Freeman and a handful of his cohorts had a district meeting here in Devils Lake last week and were spending some time removing abandoned ice houses on the lake.

As the Wisconsin foursome came off the lake, they apparently ran right into some of the game wardens on the edge of the lake. One of the group was a juvenile, Freeman said.


----------



## mfeining (Nov 2, 2002)

That, my friends, is what I'm talking about. Why do you think all of their 15,000 lakes are fished out? "But they keep our small towns alive," you say. I'm from a small town in western ND and I can tell you that the only ones who are capitalizing off them are those who want to commercialize our great state. I can't afford to live in the town I grew up, so I live in Fargo. If every T,D,&H was allowed free reign to hunt in ND, I don't that would change. IT'S TIME TO WAKE UP!!!


----------



## cootkiller (Oct 23, 2002)

This group of morons is getting some penalty but I would like to see their vehicles taken and their fishing and hunting rights in ND taken away forever.
But of course the judge will be lenient and let them off with a slap on the wrist.

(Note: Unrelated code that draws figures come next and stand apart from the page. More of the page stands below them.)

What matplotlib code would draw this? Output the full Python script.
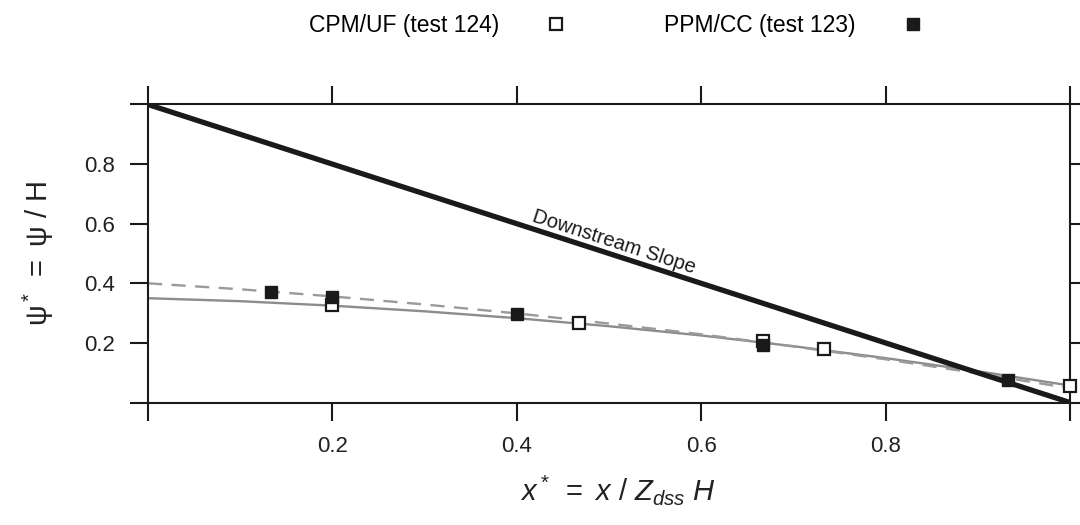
import numpy as np
import matplotlib
matplotlib.use('Agg')
import matplotlib.pyplot as plt
from matplotlib.lines import Line2D

plt.rcParams['font.family'] = ['Liberation Sans', 'DejaVu Sans']
plt.rcParams['mathtext.fontset'] = 'custom'
plt.rcParams['mathtext.rm'] = 'Liberation Sans'
plt.rcParams['mathtext.it'] = 'Liberation Sans:italic'

# measured points
cpm_x = [0.2, 0.467, 0.667, 0.733, 1.0]
cpm_y = [0.327, 0.267, 0.207, 0.180, 0.055]
ppm_x = [0.133, 0.2, 0.4, 0.667, 0.933]
ppm_y = [0.372, 0.355, 0.298, 0.194, 0.076]

# fitted curves (solid: CPM/UF, dashed: PPM/CC)
fit_x = [0.0, 0.1, 0.2, 0.3, 0.4, 0.5, 0.6, 0.7, 0.8, 0.9, 1.0]
fit_cpm = [0.350, 0.340, 0.325, 0.306, 0.283, 0.256, 0.225, 0.189, 0.149, 0.105, 0.057]
fit_ppm = [0.400, 0.380, 0.356, 0.329, 0.299, 0.265, 0.229, 0.188, 0.145, 0.098, 0.048]

# downstream slope of the dam
slope_x = [0.0, 1.0]
slope_y = [1.0, 0.0]

ticks = [0.0, 0.2, 0.4, 0.6, 0.8, 1.0]
tick_labels = ['', '0.2', '0.4', '0.6', '0.8', '']

fig = plt.figure(figsize=(10.8, 5.25), dpi=100)
ax = fig.add_axes([0.137, 0.2333, 0.8537, 0.5677])

ax.plot(slope_x, slope_y, color='#1a1a1a', lw=3.8, solid_capstyle='butt', zorder=3)
ax.plot(fit_x, fit_cpm, color='#8c8c8c', lw=1.7, zorder=2)
ax.plot(fit_x, fit_ppm, color='#9a9a9a', lw=1.7, ls=(0, (6, 4)), zorder=2)
ax.plot(cpm_x, cpm_y, ls='none', marker='s', ms=8.5, mfc='white', mec='#1a1a1a',
        mew=1.6, zorder=4, clip_on=False)
ax.plot(ppm_x, ppm_y, ls='none', marker='s', ms=8, mfc='#1a1a1a', mec='#1a1a1a',
        zorder=5, clip_on=False)

ax.set_xlim(0, 1)
ax.set_ylim(0, 1)

# label along the slope line
fig.canvas.draw()
p0 = ax.transData.transform((0, 1))
p1 = ax.transData.transform((1, 0))
ang = np.degrees(np.arctan2(p1[1] - p0[1], p1[0] - p0[0]))
ax.text(0.502, 0.509, 'Downstream Slope', rotation=ang, rotation_mode='anchor',
        ha='center', va='bottom', fontsize=14.5, color='#1a1a1a')

for s in ax.spines.values():
    s.set_linewidth(1.5)
    s.set_color('#1a1a1a')
ax.set_xticks(ticks)
ax.set_xticklabels(tick_labels)
ax.set_yticks(ticks)
ax.set_yticklabels(tick_labels)
ax.tick_params(direction='out', length=13, width=1.5, color='#1a1a1a',
               labelsize=16, labelcolor='#222222', pad=11,
               top=True, right=True)

ax.set_xlabel(r'$x^*\ =\ x\ /\ Z_{dss}\ H$', fontsize=21, labelpad=10, color='#222222')
ax.xaxis.set_label_coords(0.51, -0.235)
ax.set_ylabel(r'$\mathrm{\psi^*\ =\ \psi\ /\ H}$', fontsize=21, labelpad=20, color='#222222')

handles = [
    Line2D([], [], ls='none', marker='s', ms=8.5, mfc='white', mec='#1a1a1a', mew=1.6),
    Line2D([], [], ls='none', marker='s', ms=8, mfc='#1a1a1a', mec='#1a1a1a'),
]
fig.legend(handles, ['CPM/UF (test 124)', 'PPM/CC (test 123)'], loc='upper center',
           bbox_to_anchor=(0.571, 1.012), ncol=2, frameon=False, markerfirst=False,
           fontsize=16.5, handlelength=1.0, handletextpad=2.0, columnspacing=4.2)

fig.savefig('out.png', dpi=100)
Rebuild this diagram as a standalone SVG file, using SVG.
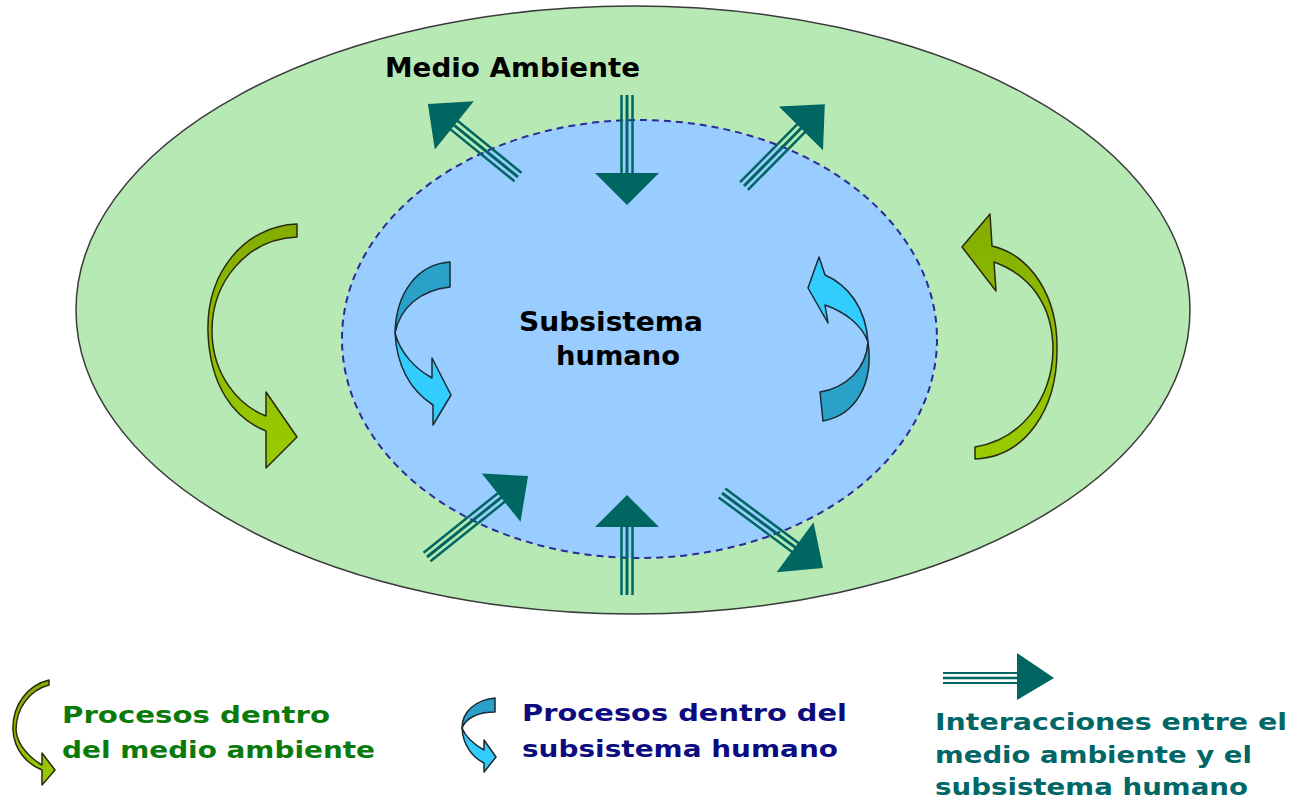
<svg xmlns="http://www.w3.org/2000/svg" width="1293" height="800" viewBox="0 0 1293 800">
<style>
text{font-family:"DejaVu Sans","Liberation Sans",sans-serif;font-weight:bold}
.shaft{stroke:#006661;fill:none}
.head{fill:#006661}
.green{stroke:#2a2a10;stroke-width:1.5;stroke-linejoin:round}
.blue{stroke:#1a2a33;stroke-width:1.5;stroke-linejoin:round}
.bdark{fill:#2aa1c8}
.blight{fill:#33ccff}
</style>
<defs>
<linearGradient id="gg" x1="0" y1="0" x2="0" y2="1">
<stop offset="0" stop-color="#84ad00"/>
<stop offset="1" stop-color="#99cc00"/>
</linearGradient>
</defs>
<rect width="1293" height="800" fill="#ffffff"/>

<g id="medio-ambiente">
<ellipse cx="633" cy="310" rx="557" ry="304" fill="#b7e9b4" stroke="#3a3a3a" stroke-width="1.5"/>
<text x="385" y="77" font-size="26" textLength="255" lengthAdjust="spacingAndGlyphs" fill="#000">Medio Ambiente</text>
</g>

<g id="subsistema-humano">
<ellipse cx="639.5" cy="339" rx="297.5" ry="219" fill="#99ccff" stroke="#2a2a99" stroke-width="2" stroke-dasharray="7,5"/>
<text x="611" y="331" font-size="26" text-anchor="middle" textLength="184" lengthAdjust="spacingAndGlyphs" fill="#000">Subsistema</text>
<text x="618" y="365" font-size="26" text-anchor="middle" textLength="124" lengthAdjust="spacingAndGlyphs" fill="#000">humano</text>
</g>

<g id="procesos-medio-izq">
<path class="green" fill="url(#gg)" d="M297,224 C245,226 206,272 208,333 C210,385 233,418 266,431 L266,468 L297,437 L266,392 L266,416 C238,405 213,375 212,333 C211,282 247,239 297,237 Z"/>
</g>
<g id="procesos-medio-der">
<path class="green" fill="url(#gg)" d="M975,447 C1020,440 1052,400 1053,350 C1053,305 1030,275 994,262 L996,291 L962,247 L990,214 L992,246 C1030,255 1058,295 1057,350 C1057,410 1025,457 975,459 Z"/>
</g>

<g id="procesos-humano-izq">
<path class="blue bdark" d="M450,262 C418,264 396,292 395,333 C400,308 420,290 450,287 Z"/>
<path class="blue blight" d="M395,333 C397,367 410,390 433,405 L433,425 L451,395 L432,358 L432,378 C414,368 400,352 395,333 Z"/>
</g>
<g id="procesos-humano-der">
<path class="blue blight" d="M868,342 C866,308 848,285 825,275 L819,257 L808,288 L828,323 L825,305 C845,312 862,325 868,342 Z"/>
<path class="blue bdark" d="M868,342 C874,385 855,415 823,421 L820,392 C845,388 866,370 868,342 Z"/>
</g>

<g id="interacciones">
<g transform="translate(518,177) rotate(-140.95)">
<path class="shaft" d="M0,-5.5 H84 M0,5.5 H84" stroke-width="2.5"/><path class="shaft" d="M0,0 H84" stroke-width="3"/>
<polygon class="head" points="116,0 82,-31 82,31"/>
</g>
<g transform="translate(627,95) rotate(90)">
<path class="shaft" d="M0,-5.5 H80 M0,5.5 H80" stroke-width="2.5"/><path class="shaft" d="M0,0 H80" stroke-width="3"/>
<polygon class="head" points="110,0 78,-32 78,32"/>
</g>
<g transform="translate(744,186) rotate(-45.35)">
<path class="shaft" d="M0,-5.5 H84 M0,5.5 H84" stroke-width="2.5"/><path class="shaft" d="M0,0 H84" stroke-width="3"/>
<polygon class="head" points="115,0 81,-31 81,31"/>
</g>
<g transform="translate(427,557) rotate(-38.7)">
<path class="shaft" d="M0,-5.5 H98 M0,5.5 H98" stroke-width="2.5"/><path class="shaft" d="M0,0 H98" stroke-width="3"/>
<polygon class="head" points="129.5,0 95,-31 95,31"/>
</g>
<g transform="translate(627,595) rotate(-90)">
<path class="shaft" d="M0,-5.5 H70 M0,5.5 H70" stroke-width="2.5"/><path class="shaft" d="M0,0 H70" stroke-width="3"/>
<polygon class="head" points="100,0 68,-32 68,32"/>
</g>
<g transform="translate(722,493) rotate(36.6)">
<path class="shaft" d="M0,-5.5 H94 M0,5.5 H94" stroke-width="2.5"/><path class="shaft" d="M0,0 H94" stroke-width="3"/>
<polygon class="head" points="125.8,0 91,-31 91,31"/>
</g>
</g>

<g id="leyenda-medio">
<path class="green" fill="url(#gg)" d="M49,680 C28,685 12,705 13,730 C14,750 27,764 42,770 L42,785 L55,770 L42,753 L42,765 C30,758 17,745 16,730 C16,708 30,690 49,685 Z"/>
<text x="62" y="723" font-size="23" textLength="268" lengthAdjust="spacingAndGlyphs" fill="#0a7a0a">Procesos dentro</text>
<text x="62" y="758" font-size="23" textLength="313" lengthAdjust="spacingAndGlyphs" fill="#0a7a0a">del medio ambiente</text>
</g>

<g id="leyenda-humano">
<path class="blue bdark" d="M495,698 C475,700 462,712 462,728 C466,718 478,712 495,712 Z"/>
<path class="blue blight" d="M462,728 C463,745 472,757 484,763 L484,772 L496,757 L484,740 L484,750 C475,745 466,738 462,728 Z"/>
<text x="522" y="721" font-size="23" textLength="325" lengthAdjust="spacingAndGlyphs" fill="#0c0c80">Procesos dentro del</text>
<text x="522" y="757" font-size="23" textLength="316" lengthAdjust="spacingAndGlyphs" fill="#0c0c80">subsistema humano</text>
</g>

<g id="leyenda-interacciones">
<g transform="translate(943,678)">
<path class="shaft" d="M0,-5 H77 M0,5 H77" stroke-width="2.2"/><path class="shaft" d="M0,0 H77" stroke-width="2.6"/>
<polygon class="head" points="111,0 74,-25 74,22"/>
</g>
<text x="935" y="730" font-size="23" textLength="352" lengthAdjust="spacingAndGlyphs" fill="#006666">Interacciones entre el</text>
<text x="935" y="763" font-size="23" textLength="317" lengthAdjust="spacingAndGlyphs" fill="#006666">medio ambiente y el</text>
<text x="935" y="795" font-size="23" textLength="313" lengthAdjust="spacingAndGlyphs" fill="#006666">subsistema humano</text>
</g>
</svg>
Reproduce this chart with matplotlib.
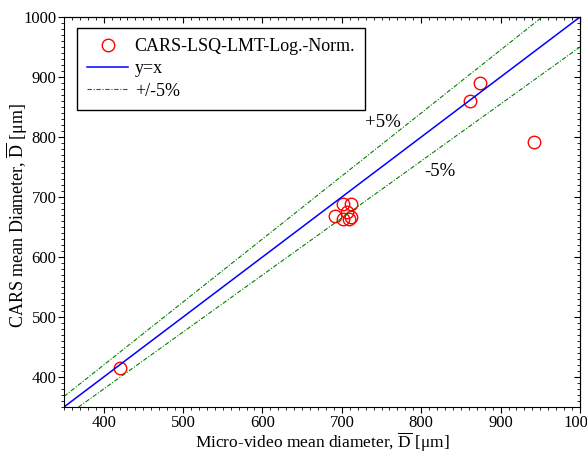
import numpy as np
import matplotlib
matplotlib.use("Agg")
from matplotlib import pyplot as plt

plt.rcParams['font.family'] = ['Liberation Serif', 'DejaVu Serif']
plt.rcParams['mathtext.fontset'] = 'custom'
plt.rcParams['mathtext.rm'] = 'Liberation Serif'

# valores
video = [420, 701, 712, 691, 701, 709, 706, 711, 874, 861, 942]
cars = [415, 689, 689, 669, 664, 664, 675, 667, 890, 860, 792]
linha = [350, 1000]

fig = plt.figure(figsize=(5.87, 4.54), dpi=100)
ax = fig.add_axes([0.109, 0.1035, 0.879, 0.859])

ax.plot(video, cars, 'o', mfc='none', mec='red', ms=9, mew=1,
        label='CARS-LSQ-LMT-Log.-Norm.')
ax.plot(linha, linha, color='blue', lw=1.1, label='y=x')
ax.plot(linha, [v * 1.05 for v in linha], color='green', ls=(0, (4, 1.5, 1, 1.5)), lw=0.8,
        label='+/-5%')
ax.plot(linha, [v * 0.95 for v in linha], color='green', ls=(0, (4, 1.5, 1, 1.5)), lw=0.8)

ax.text(752, 825, '+5%', fontsize=13.5, ha='center', va='center')
ax.text(823, 742, '-5%', fontsize=13.5, ha='center', va='center')

ax.set_xlim(350, 1000)
ax.set_ylim(350, 1000)
ax.set_xticks(range(400, 1001, 100))
ax.set_yticks(range(400, 1001, 100))
ax.set_xticks(range(350, 1001, 10), minor=True)
ax.set_yticks(range(350, 1001, 10), minor=True)
ax.tick_params(which='major', direction='out', length=4, labelsize=12, pad=1.5)
ax.tick_params(which='minor', direction='out', length=2.5)

# eixos de cima e da direita com ticks para dentro
topo = ax.secondary_xaxis('top')
topo.set_xticks(range(400, 1001, 100))
topo.set_xticks(range(350, 1001, 10), minor=True)
topo.tick_params(which='major', direction='in', length=4, labeltop=False)
topo.tick_params(which='minor', direction='in', length=2.5)
direita = ax.secondary_yaxis('right')
direita.set_yticks(range(400, 1001, 100))
direita.set_yticks(range(350, 1001, 10), minor=True)
direita.tick_params(which='major', direction='in', length=4, labelright=False)
direita.tick_params(which='minor', direction='in', length=2.5)

ax.set_xlabel(r'Micro-video mean diameter, $\overline{\mathrm{D}}$ [μm]', fontsize=12.5)
ax.set_ylabel(r'CARS mean Diameter, $\overline{\mathrm{D}}$ [μm]', fontsize=13)
ax.xaxis.set_label_coords(0.5, -0.06)
ax.yaxis.set_label_coords(-0.066, 0.49)

leg = ax.legend(loc='upper left', bbox_to_anchor=(0.025, 0.972), borderaxespad=0,
                fontsize=13, fancybox=False, framealpha=1, edgecolor='black',
                handlelength=2.3, handletextpad=0.35, labelspacing=0.3, borderpad=0.55)
leg.get_frame().set_linewidth(1)

fig.savefig('out.png', dpi=100)
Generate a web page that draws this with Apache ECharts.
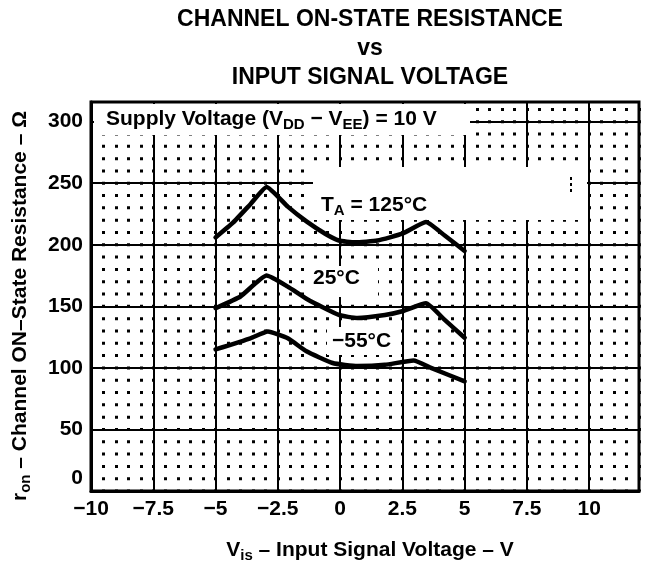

I would like to say though that through my experiences this group of inbred dipwads is the exception to the rule of the fisherman I have dealt with from Wisconsin.
Don't pin a label on out-of-staters mr. mfeining if you don't want the SLBCK label pinned on you. 
mfeining
:withstupid: :lol: :beer:

cootkiller


----------



## GooseBuster3 (Mar 1, 2002)

Some people just get caught up in the all the fun, and pay for. Residents and Nr's both. Just to bad people cant follow the laws. :eyeroll:


----------



## Brad Anderson (Apr 1, 2002)

The fine maxes out at $1000 a piece.

They will lose all their fishing equipment. Plus they will have to sit and wait for a court date, unless they can pay the fine with CASH.

In the end, are acouple of fish really worth it?? NOPE


----------



## Rio (May 30, 2002)

Same guys probably have a history in WI as well for the same thing. WI is probably much more of a fine of over limit on perch though!


----------



## dieyouduck (Apr 14, 2004)

I don't get why people have to go to another state and do things like that and give the rest of us a bad name. It makes me angry when I get labled for something some people did that I don't even know and don't care to know.


----------



## Guest (Apr 17, 2004)

It's only going to get worse. Now living in MN, you nodakers really hate us. Ihope I survive my week in Fargo when I'm there.


----------



## PJ (Oct 1, 2002)

There's always a few bad apples.


----------